Archived article

Please note that tax, investment, pension and ISA rules can change and the information and any views contained in this article may now be inaccurate.

The reasons for saving for retirement on top of a salary sacrifice scheme
Thursday 12 Nov 2020 Author: Tom Selby

If you already have a salary sacrifice pension from your employer, is there anything to gain by moving to a SIPP?

AJ Bell podcast listener  


Tom Selby AJ Bell Senior Analyst says:

Before answering it’s probably worth quickly explaining what salary sacrifice is and how it works in relation to a pension.

Salary sacrifice is simply where an employee and an employer agree to reduce the employee’s salary and the employer pays the difference somewhere else. Employers like this because it allows them to save on National Insurance (NI), while employees can reduce both their NI and income tax bills.

Salary sacrifice can be done for a variety of things including childcare vouchers, buying a bike to travel to work (often referred to as the ‘bike to work’ scheme), work-related training and paying into a pension.

Instead of you paying a pension contribution from your take-home pay, your employer will reduce your salary and pay the difference into your pension. This means you will end up with the same overall amount going into your pension but a higher take-home pay.

There are some situations where salary sacrifice isn’t beneficial, for example very low earners. There may also be implications for claiming benefits if you choose to reduce your salary.

Is it worth setting up a SIPP alongside a workplace pension?

If you are employed, your workplace pension should be your first port of call for retirement saving as it benefits from both an employer contribution and tax relief.

However, the minimum contributions under automatic enrolment are just 8% of earnings between £6,240 and £50,000 for 2020/21.

Given that a very rough rule of thumb suggests you should aim to save around half the age you first joined a pension scheme as an annual percentage of your salary in a pension in order to build a decent retirement fund, for most people 8% will not be enough.

If you can afford it and don’t have any high cost debts you need to pay off, you may therefore want to save over and above the amount offered by your employer scheme. If you do choose to go down this route, a SIPP could be a good solution for a number of reasons.

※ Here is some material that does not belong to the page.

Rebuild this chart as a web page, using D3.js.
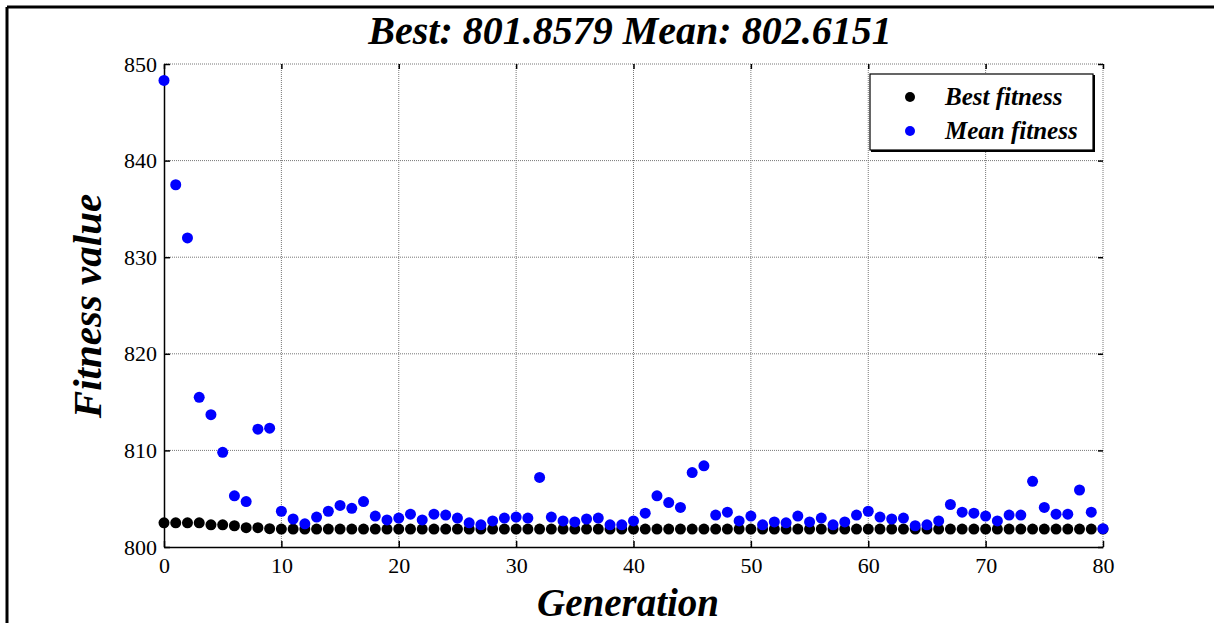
<!DOCTYPE html>
<html>
<head>
<meta charset="utf-8">
<script src="https://cdn.jsdelivr.net/npm/d3@7"></script>
<style>
  body { margin: 0; background: #fff; }
  svg text { font-family: "Liberation Serif", "DejaVu Serif", serif; }
</style>
</head>
<body>
<div id="chart"></div>
<script>
let W = 1214, H = 623;

// generations 0..80
let generations = d3.range(0, 81);
let bestFitness = [802.5, 802.5, 802.5, 802.5, 802.3, 802.3, 802.2, 802.0, 802.0, 801.9]
    .concat(d3.range(10, 81).map(() => 801.86));
let meanFitness = [
    848.3, 837.5, 832.0, 815.5, 813.7, 809.8, 805.3, 804.7, 812.2, 812.3,
    803.7, 802.9, 802.4, 803.1, 803.7, 804.3, 804.0, 804.7, 803.2, 802.8,
    803.0, 803.4, 802.8, 803.4, 803.3, 803.0, 802.5, 802.3, 802.7, 803.0,
    803.1, 803.0, 807.2, 803.1, 802.7, 802.6, 802.9, 803.0, 802.3, 802.3,
    802.7, 803.5, 805.3, 804.6, 804.1, 807.7, 808.4, 803.3, 803.6, 802.7,
    803.2, 802.3, 802.6, 802.5, 803.2, 802.6, 803.0, 802.3, 802.6, 803.3,
    803.7, 803.1, 802.9, 803.0, 802.2, 802.3, 802.7, 804.4, 803.6, 803.5,
    803.2, 802.7, 803.3, 803.3, 806.8, 804.1, 803.4, 803.4, 805.9, 803.6,
    801.9
];
let xTicks = [0, 10, 20, 30, 40, 50, 60, 70, 80];
let yTicks = [800, 810, 820, 830, 840, 850];

let serif = "'Liberation Serif', 'DejaVu Serif', serif";
let pLeft = 164, pRight = 1103, pTop = 64, pBottom = 547;

let svg = d3.select("#chart").append("svg")
    .attr("width", W).attr("height", H);

// outer frame (top and left only visible)
svg.append("line").attr("x1", 7).attr("y1", 7).attr("x2", W).attr("y2", 7)
    .attr("stroke", "#000").attr("stroke-width", 3);
svg.append("line").attr("x1", 7).attr("y1", 7).attr("x2", 7).attr("y2", H)
    .attr("stroke", "#000").attr("stroke-width", 3);

let x = d3.scaleLinear().domain([0, 80]).range([pLeft, pRight]);
let y = d3.scaleLinear().domain([800, 850]).range([pBottom, pTop]);

// grid
let grid = svg.append("g");
grid.selectAll(".gx").data(xTicks.slice(1)).enter().append("line")
    .attr("x1", d => x(d)).attr("x2", d => x(d))
    .attr("y1", pTop).attr("y2", pBottom)
    .attr("stroke", "#777").attr("stroke-width", 1).attr("stroke-dasharray", "1,1");
grid.selectAll(".gy").data(yTicks.slice(1)).enter().append("line")
    .attr("x1", pLeft).attr("x2", pRight)
    .attr("y1", d => y(d)).attr("y2", d => y(d))
    .attr("stroke", "#777").attr("stroke-width", 1).attr("stroke-dasharray", "1,1");

// axes
let xAxis = svg.append("g").attr("transform", `translate(0,${pBottom})`)
    .call(d3.axisBottom(x).tickValues(xTicks).tickSizeInner(-6).tickSizeOuter(0).tickPadding(10));
let yAxis = svg.append("g").attr("transform", `translate(${pLeft},0)`)
    .call(d3.axisLeft(y).tickValues(yTicks).tickSizeInner(-6).tickSizeOuter(0).tickPadding(7));
// mirrored ticks on top/right
svg.append("g").attr("transform", `translate(0,${pTop})`)
    .call(d3.axisTop(x).tickValues(xTicks).tickSizeInner(-5).tickSizeOuter(0).tickFormat(""))
    .select(".domain").remove();
svg.append("g").attr("transform", `translate(${pRight},0)`)
    .call(d3.axisRight(y).tickValues(yTicks).tickSizeInner(-5).tickSizeOuter(0).tickFormat(""))
    .select(".domain").remove();

[xAxis, yAxis].forEach(a => {
    a.attr("font-family", serif);
    a.select(".domain").attr("stroke", "#000").attr("stroke-width", 1.5);
    a.selectAll("text").style("font-family", serif).attr("font-size", 22).attr("fill", "#000");
});
xAxis.selectAll("text").attr("dy", "0.71em");
svg.selectAll(".tick line").attr("stroke", "#000").attr("stroke-width", 1.5);

// points
svg.append("g").selectAll("circle").data(generations).enter().append("circle")
    .attr("cx", d => x(d)).attr("cy", d => y(bestFitness[d]))
    .attr("r", 5.5).attr("fill", "#000");
svg.append("g").selectAll("circle").data(generations).enter().append("circle")
    .attr("cx", d => x(d)).attr("cy", d => y(meanFitness[d]))
    .attr("r", 5.5).attr("fill", "#0000ff");

// legend
let lg = svg.append("g");
lg.append("rect").attr("x", 870).attr("y", 74).attr("width", 223).attr("height", 76)
    .attr("fill", "#fff").attr("stroke", "#000").attr("stroke-width", 1.2);
lg.append("line").attr("x1", 1094).attr("y1", 75).attr("x2", 1094).attr("y2", 151)
    .attr("stroke", "#000").attr("stroke-width", 2);
lg.append("line").attr("x1", 871).attr("y1", 151).attr("x2", 1095).attr("y2", 151)
    .attr("stroke", "#000").attr("stroke-width", 2);
let legendItems = [["Best fitness", "#000"], ["Mean fitness", "#0000ff"]];
legendItems.forEach((it, i) => {
    let cy = 97 + i * 34;
    lg.append("circle").attr("cx", 910).attr("cy", cy).attr("r", 5).attr("fill", it[1]);
    lg.append("text").attr("x", 945).attr("y", cy + 8).text(it[0])
        .style("font-family", serif)
        .attr("font-size", 25).attr("font-weight", "bold").attr("font-style", "italic");
});

// titles
svg.append("text").attr("x", 630).attr("y", 44).attr("text-anchor", "middle")
    .style("font-family", serif)
    .attr("font-size", 40).attr("font-weight", "bold").attr("font-style", "italic")
    .text("Best: 801.8579 Mean: 802.6151");
svg.append("text").attr("x", 628).attr("y", 616).attr("text-anchor", "middle")
    .style("font-family", serif)
    .attr("font-size", 39).attr("font-weight", "bold").attr("font-style", "italic")
    .text("Generation");
svg.append("text").attr("transform", "translate(101,306) rotate(-90)").attr("text-anchor", "middle")
    .style("font-family", serif)
    .attr("font-size", 41).attr("font-weight", "bold").attr("font-style", "italic")
    .text("Fitness value");
</script>
</body>
</html>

SIPPs deliver exactly the same tax advantages as a salary sacrifice workplace pension and will likely give you greater choice over your investments (workplace pensions are usually limited to a ‘default’ fund and a few other funds chosen by your employer). You can also set up regular contributions to a SIPP so you get into the habit of paying the same amount in every month.

If you do choose to save in a SIPP alongside your workplace pension, it is important to make sure you are comfortable with the investment risk you are taking and keep your costs as low as possible, as even small differences in charges can add up to thousands of pounds over decades.